「鎌倉殿の13人」に考える生前対策
※このコラムはフィクションです。
みなさんは「生前対策」という言葉を聞いたことがありますか? 「生前贈与」「家族信託」「遺言」「生命保険」「任意後見」「死後事務委任」などを指し、「相続」を死後にスタートさせることなく、生きている間に進めていこうというものです。このうち、「生命保険」については、福沢諭吉がその考え方を西洋から持ち込んだということが有名ですが、実は似たようなものは人間が穀物を栽培し始めたころからあったという説があります。食べ物が貯蓄できるようになったことで、コミュニティの中で少しずつ供託して保存し、有事の家族に分け与えたというものです。画家フランソワ・ミレーの作品で知られる「落穂拾い」も、一種の保険のような風習であったとされています。
同じように、他の生前対策についても、そういう言葉ではなかったとしても人類の歴史と深く根ざしているものがほとんどです。むしろ、現代のような生前対策無関心時代は過去にはなかったかもしれません。今回は、この中の「遺言」「家族信託」にスポットを当てたいと思います。
歴史が変わった?遺言状
放送中のNHK大河ドラマ「鎌倉殿の13人」の中で、三浦義村(演・山本 耕史)が「(源)頼朝様の遺言」だとして自ら書いた書面を見せ、北条義時(演・小栗旬)に偽物だと指摘されると、「何枚でもあるぜ」と悪びれることなく“遺言状の束”を見せる場面がありました。三浦義村は鎌倉幕府の初代将軍・源頼朝(演・大泉洋)の孫にあたる公暁(幼名は「善哉」、演・寛一郎)の乳母夫であったことから、二代将軍・源頼家(演・金子大地)の後継者が公暁だとする遺言があれば都合が良かったのです。
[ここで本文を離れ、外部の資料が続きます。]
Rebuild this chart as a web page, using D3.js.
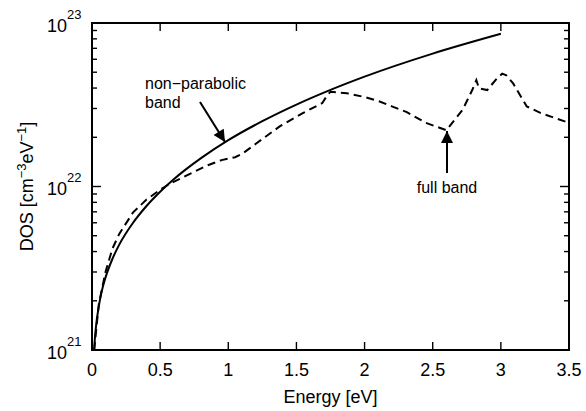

実際、源頼朝あるいは頼家は、遺言書をしっかりと書いておくべきでした。なぜなら、その公暁が三代将軍・源実朝(演・柿澤勇人)を殺害し頼朝嫡流の将軍家が途絶えることになってしまうわけですから。義村の遺言状はどの歴史書にもないフィクションですが、脚本を担当した三谷幸喜さんなりの「遺言書の重要性」を示す場面だったのかもしれません。
ちなみに令和の時代に、遺言書作成を検討された方がいいケースは、以下のようなケースが該当します。自分の代で歴史を変えてしまわないように(もしくは変えるために)、遺言書で備えることを考えてみてはいかがでしょうか。
- 特定の相続人に財産を残したい
- 独身で子どもがいない
- 夫婦の間に子どもがいない
- 前妻との間に子どもがいる
- 相続で揉める可能性がある
- 相続人の中に認知症の人がいる
- お世話になった個人に寄付をしたい
- 応援している団体に寄付をしたい
鎌倉時代にもあった?「家族信託」
元気なうちに、自分の財産を「誰に」「どのように管理してもらうか」を予め決めて契約をしておくことを「家族信託」といいます。いろんな理由により、自分の財産の管理を信頼する人にお願いする訳ですが、現代では認知症対策などで利用されることが多くなっています。
さきの「鎌倉殿の13人」の中で、そろそろ初代執権の北条時政(演・坂東彌十郎)から義時に北条家の家督が譲られる(というよりも「奪われる」)場面が訪れようとしています。後の「得宗」の始まりとなる歴史的に重要な場面です。「奪われる」と書いたように、義時による時政の追放の意味が強かった家督相続ですが、これも立派な家族信託ということができます。晩年の時政は妻の牧の方(演・宮沢りえ)の意向や自らの権力欲により、「武士の鑑」と呼ばれた畠山重忠(演・中川 大志)を討つなど周囲から疑問を持たれる判断をすることが多くなってきました。義時が破滅を迎える前に家督相続を断行したことで、時政は討たれることなく、78歳まで生きることになります。現在でいうところの家族信託により、その後「北条得宗家」としての一族の繁栄に導いたと言えるかもしれません。
家族信託の場合、認知症対策と同時に、遺言書と同じ効果を持たせることもできますので、2つの対策を一度にすることも可能です。ほかにも、資産管理など手続きを専門家に依頼しておく「任意後見」や「財産管理」契約も有効な手段です。ご家族の状況によってどんな対策が最適かは変わりますので、専門家に相談してみるとよいでしょう。義時も鎌倉幕府のブレーン・大江広元(演・栗原英雄)あたりに相談(この二人の墓は鎌倉の高台のほぼ同じ場所にあり、生前の信頼関係が伺われる)したのかもしれませんね。